Toyota disclosed Friday that attackers had accessed customer sales data on its servers in Japan, ZDNet reports. There's no attribution yet, but speculation has turned toward Vietnamese threat group APT32. Infosecurity Magazine says that Toyota's operations in Vietnam may also have been hit.
ZDNet reports the Russian government has served ten VPN providers with notice that they have thirty days to connect their services to a government blacklist of forbidden sites or cease operations. Of the ten providers Moscow's communications authority Roskomnadzor put on notice (NordVPN, Hide My Ass, Hola VPN, OpenVPN, VyprVPN, ExpressVPN, TorGuard, IPVanish, Kaspersky Secure Connection, and VPN Unlimited) four (TorGuard, VyprVPN, OpenVPN, and NordVPN) have already stated their intention of exiting the Russian market rather than comply.
Facebook CEO Zuckerberg has an op-ed in the Washington Post in which he asks governments to regulate him.
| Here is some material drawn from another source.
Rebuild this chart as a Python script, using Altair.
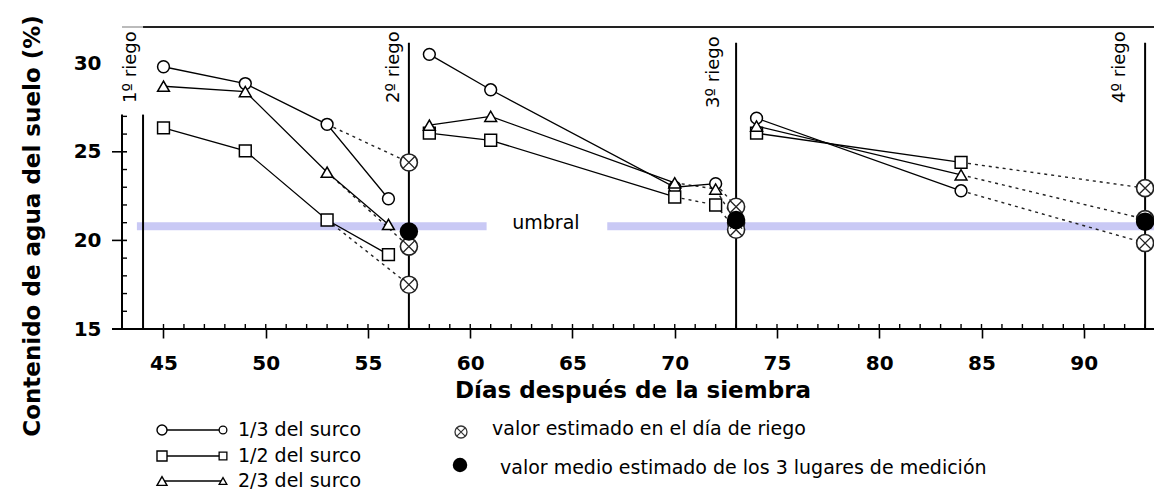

The AP reported late Friday that Tyler Barriss has been sentenced to twenty years in a US Federal prison for his admitted role in Andrew Finch's December 2017 swatting death. Barriss's two alleged conspirators, Shane Gaskill and Casey Viner, await their own decisions.
BleepingComputer calls it ironic, but it somehow seems inevitable: the website of the Nigerian National Assembly for about two weeks was serving up a landing page for phishing attacks that were after DHL credentials. Needless to say it wasn't government policy to host this phishing tackle.